Lorsque je m’installe dans la salle, c’est pour visionner Personne n’attend la Nuit, avec Juliette Binoche, le dernier film d’Isabel Coixet, réalisatrice catalane. Mais suite à un petit souci au niveau de la production, nous explique-t-elle dans un Français quasi-parfait, elle n’a pas le droit de montrer son œuvre. Elle semble très déçue – les spectateurs aussi. A la place, nous regarderons Carte des Sons de Tokyo, présenté au Festival de Cannes en 2009, avec, au générique, Sergi Lopez – qui parle anglais encore plus mal que français, s’amuse Mme Coixet – et Rinko Kikuchi, actrice japonaise vue notamment dans Pacific Rim. C’est une actrice incroyable, très charnelle, nous explique la réalisatrice, qui du coup, a trouvé très simple de la diriger dans une scène de sexe , « la première de toute ma carrière », dit-elle. Isabel Coixet aime beaucoup Tokyo et elle nous présente ici sa vision de la capitale du Japon.
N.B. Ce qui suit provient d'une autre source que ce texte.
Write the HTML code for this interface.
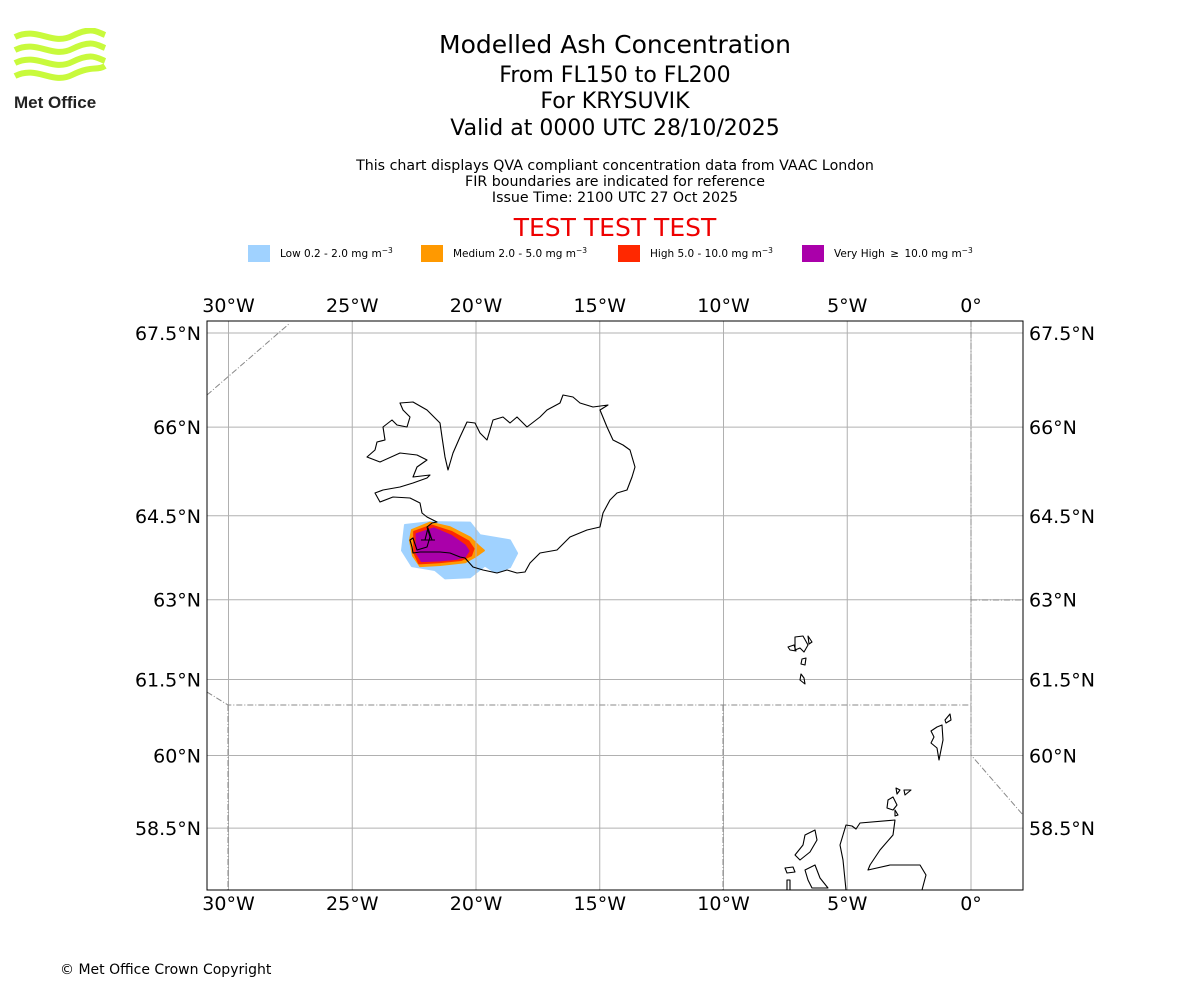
<!DOCTYPE html>
<html><head><meta charset="utf-8"><style>
body{margin:0;background:#fff;font-family:"DejaVu Sans","Liberation Sans",sans-serif;}
#wrap{position:relative;width:1200px;height:1000px;overflow:hidden;}
.t{position:absolute;left:0;width:1230px;text-align:center;color:#000;white-space:nowrap;}
</style></head><body>
<div id="wrap">
<svg style="position:absolute;left:12px;top:28px" width="100" height="86">
<g fill="none" stroke="#c8fa3c" stroke-width="6">
<path d="M3 9 C25 -2 40 18 60 8 S85 4 93 7"/>
<path d="M3 22 C25 11 40 31 60 21 S85 17 93 20"/>
<path d="M3 35 C25 24 40 44 60 34 S85 30 93 33"/>
<path d="M3 48 C25 37 40 57 60 47 S85 43 93 38"/>
</g>
<text x="2" y="80" font-family="Liberation Sans,sans-serif" font-size="17" font-weight="bold" fill="#222">Met Office</text>
</svg>
<div class="t" style="top:30px;font-size:25px">Modelled Ash Concentration</div>
<div class="t" style="top:63px;font-size:22px">From FL150 to FL200</div>
<div class="t" style="top:89px;font-size:22px">For KRYSUVIK</div>
<div class="t" style="top:116px;font-size:22px">Valid at 0000 UTC 28/10/2025</div>
<div class="t" style="top:158px;font-size:14.2px;line-height:16px">This chart displays QVA compliant concentration data from VAAC London<br>FIR boundaries are indicated for reference<br>Issue Time: 2100 UTC 27 Oct 2025</div>
<div class="t" style="top:213px;font-size:25px;color:#e00">TEST TEST TEST</div>
<svg id="map" width="1200" height="1000" style="position:absolute;left:0;top:0"></svg>
<div style="position:absolute;left:60px;top:962px;font-size:14px">© Met Office Crown Copyright</div>
</div>
<script>
const lonTicks=[-30,-25,-20,-15,-10,-5,0];
const latTicks=[67.5,66,64.5,63,61.5,60,58.5];
const legendLabels=["Low 0.2 - 2.0 mg m","Medium 2.0 - 5.0 mg m","High 5.0 - 10.0 mg m","Very High \u2009\u2265\u2009 10.0 mg m"];
const legendColors=["#a0d2ff","#ff9900","#ff2800","#aa00aa"];
const plumeLow=[[-22.87,64.34],[-21.86,64.39],[-20.24,64.38],[-19.84,64.16],[-18.63,64.07],[-18.34,63.84],[-18.63,63.59],[-19.23,63.50],[-19.64,63.62],[-20.24,63.41],[-21.25,63.39],[-21.66,63.54],[-22.59,63.61],[-22.99,63.89]];
const plumeMed=[[-22.59,64.25],[-21.86,64.38],[-21.05,64.30],[-20.24,64.12],[-19.92,63.98],[-19.68,63.89],[-20.0,63.79],[-20.44,63.68],[-21.45,63.63],[-22.26,63.61],[-22.55,63.80],[-22.67,64.07]];
const plumeHigh=[[-22.5,64.22],[-21.8,64.33],[-21.0,64.22],[-20.3,64.05],[-20.1,63.92],[-20.2,63.8],[-20.6,63.72],[-21.5,63.68],[-22.3,63.66],[-22.5,63.85]];
const plumeVHigh=[[-22.4,64.18],[-21.7,64.28],[-21.0,64.15],[-20.45,63.98],[-20.3,63.88],[-20.45,63.78],[-20.8,63.74],[-21.5,63.71],[-22.2,63.70],[-22.4,63.85]];

const NS="http://www.w3.org/2000/svg";
const svg=document.getElementById('map');
const L=207,R=1023,T=321,B=890;
const merc=l=>Math.log(Math.tan(Math.PI/4+l*Math.PI/360));
const xS=lon=>971+lon*24.75;
const yS=lat=>333-(merc(lat)-merc(67.5))*1418;
function el(tag,attrs,parent){const e=document.createElementNS(NS,tag);for(const k in attrs)e.setAttribute(k,attrs[k]);(parent||svg).appendChild(e);return e;}
const defs=el('defs',{});
const cp=el('clipPath',{id:'clip'},defs);el('rect',{x:L,y:T,width:R-L,height:B-T},cp);
const g=el('g',{'clip-path':'url(#clip)'});
[[plumeLow,0],[plumeMed,1],[plumeHigh,2],[plumeVHigh,3]].forEach(([p,i])=>{
 const e=el('polygon',{points:p.map(q=>xS(q[0])+','+yS(q[1])).join(' '),fill:legendColors[i],'stroke':legendColors[i],'stroke-width':2,'stroke-linejoin':'round'},g);
 
 
});
lonTicks.forEach(v=>{const e=el('line',{x1:xS(v),x2:xS(v),y1:T,y2:B,stroke:'#b0b0b0','stroke-width':1},g);
});
latTicks.forEach(v=>{const e=el('line',{x1:L,x2:R,y1:yS(v),y2:yS(v),stroke:'#b0b0b0','stroke-width':1},g);
});
const fir=["M207 395 L290 323","M207 692 L228 705 L971 705","M228 705 L228 890","M723 705 L723 890","M971 321 L971 755 L1023 815","M971 600 L1023 600"];
fir.forEach(d=>{const e=el('path',{d:d,fill:'none',stroke:'#888','stroke-width':1,'stroke-dasharray':'6 2 1 2'},g);
});
const coasts=[
"M400 403 L413 402 L427 410 L440 423 L442 437 L445 457 L448 470 L453 453 L460 437 L467 422 L475 423 L480 433 L487 440 L493 420 L503 417 L510 423 L517 417 L523 423 L527 427 L540 417 L547 410 L560 403 L563 395 L573 397 L580 403 L593 407 L608 405 L600 410 L607 427 L613 440 L623 445 L630 450 L635 467 L632 477 L627 490 L617 493 L610 500 L603 513 L600 527 L587 530 L570 537 L557 550 L540 553 L530 563 L525 572 L517 573 L507 570 L497 573 L483 570 L473 567 L465 558 L460 557 L450 553 L440 552 L420 552 L413 553 L412 547 L410 540 L413 538 L417 550 L427 547 L430 537 L427 527 L432 523 L437 522 L427 517 L422 513 L420 503 L410 498 L393 497 L380 502 L375 493 L383 490 L400 487 L413 483 L427 478 L430 475 L413 477 L417 467 L427 460 L417 455 L400 453 L380 462 L367 457 L375 450 L377 442 L385 440 L383 427 L392 420 L397 425 L407 427 L410 417 L403 410 Z",
"M425 540 L428 528 L432 540 M421 540 L435 540",
"M795 637 L803 636 L808 645 L804 652 L800 648 L795 650 Z","M808 636 L812 642 L809 644 Z","M788 647 L794 645 L796 651 L790 650 Z","M802 659 L806 658 L805 665 L801 664 Z","M801 674 L804 678 L805 684 L800 680 Z",
"M937 727 L942 725 L943 740 L940 755 L939 760 L937 748 L931 743 L934 737 L931 731 Z","M945 720 L950 714 L951 720 L946 723 Z",
"M888 800 L893 797 L897 805 L893 810 L887 808 Z","M896 788 L900 790 L897 794 Z","M904 790 L911 790 L905 795 Z","M895 810 L898 815 L895 816 Z",
"M846 890 L843 860 L840 845 L846 825 L852 826 L856 829 L860 823 L895 820 L893 835 L880 850 L870 865 L868 870 L890 865 L920 865 L926 875 L922 890",
"M815 830 L817 840 L810 852 L800 860 L795 855 L803 845 L805 835 Z","M785 868 L793 867 L795 872 L787 873 Z","M805 870 L815 865 L820 878 L828 888 L812 888 L808 880 Z","M787 880 L790 880 L790 890 L787 890 Z"
];
coasts.forEach(d=>{const e=el('path',{d:d,fill:'none',stroke:'#000','stroke-width':1.1,'stroke-linejoin':'round'},g);
});
const fr=el('rect',{x:L,y:T,width:R-L,height:B-T,fill:'none',stroke:'#000','stroke-width':1});

const lonLab=v=>v===0?'0°':Math.abs(v)+'°W';
const latLab=v=>v+'°N';
lonTicks.forEach(v=>{[[312,'top'],[910,'bottom']].forEach(([y,s])=>{
 const t=el('text',{x:xS(v),y:y,'text-anchor':'middle','font-size':19,'font-family':'DejaVu Sans,sans-serif'});t.textContent=lonLab(v);
 });});
latTicks.forEach(v=>{
 const a=el('text',{x:201,y:yS(v)+7,'text-anchor':'end','font-size':19,'font-family':'DejaVu Sans,sans-serif'});a.textContent=latLab(v);
 
 const b=el('text',{x:1029,y:yS(v)+7,'text-anchor':'start','font-size':19,'font-family':'DejaVu Sans,sans-serif'});b.textContent=latLab(v);
 });
const legX=[248,421,618,802];
legendLabels.forEach((lab,i)=>{
 const r=el('rect',{x:legX[i],y:245,width:22,height:17,fill:legendColors[i]});
 
 const t=el('text',{x:legX[i]+32,y:257,'font-size':10.5,'font-family':'DejaVu Sans,sans-serif'});
 t.textContent=lab;const s=el('tspan',{dy:-4,'font-size':7.5},t);s.textContent='\u22123';
 
});
</script>
</body></html>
Cette Carte des Sons de Tokyo est racontée par un narrateur discret, ingénieur du son et ami de l’héroïne du film, Ryu. C’est une jeune femme silencieuse et presque effacée dont on découvre peu à peu les activités. La nuit, elle travaille au marché au poisson de la capitale, un métier qui « l’empêche de réfléchir », selon ses termes. Le jour, c’est une redoutable tueuse à gages. Elle est un jour contacté par Ishida qui lui propose un contrat : tuer un certain David, marchand de vin espagnol, qu’il tient pour responsable du suicide de Midori, la fille de son patron qu’il aimait en secret. Ryu accepte, puis se ravise, car elle tombe amoureuse de sa future victime.
Avec sa photographie hyper soignée et son ambiance au néon, Carte des sons de Tokyo est un bijou esthétique. La réalisatrice est appliquée, Tokyo by night est un joli spectacle. Une aura de mystère plane sur la ville, filmée principalement à la tombée du jour. Une ambiance qui sied à Rinko Kikuchi, peau d’albâtre et cheveux de jais, qui tient plus de l’apparition que de la femme réelle. On pense à Murakami, en particulier au personnage de Shimamoto dans Au sud de la frontière, à l’ouest du soleil, insaisissable comme Ryu et auréolée de secret. Avant que David entre en scène, la Carte des Sons de Tokyo est un long périple qui a le mérite d’être joli. La rencontre entre les deux personnages signe l’arrêt de mort du film. Aucune alchimie dans ce couple improbable, et si la scène de sexe a été facile à tourner, elle n’est pas jolie à regarder. Le personnage de David, un peu lourd et sans profondeur, n’est pas à la hauteur de la fragile Ryu. Lopez ne semble pas convaincu par son rôle et n’est tout simplement « pas là ». Cerise sur le mochi, c’est en fait son histoire qui devient la principale intrigue du film, quand Ryu est est toujours le seul personnage que l’on a en tête. David nous laisse indifférent, la fin du film aussi. Pour entrer dans le monde d’Isabel Coixet, Carte des sons de Tokyo n’est pas la voie la plus indiquée.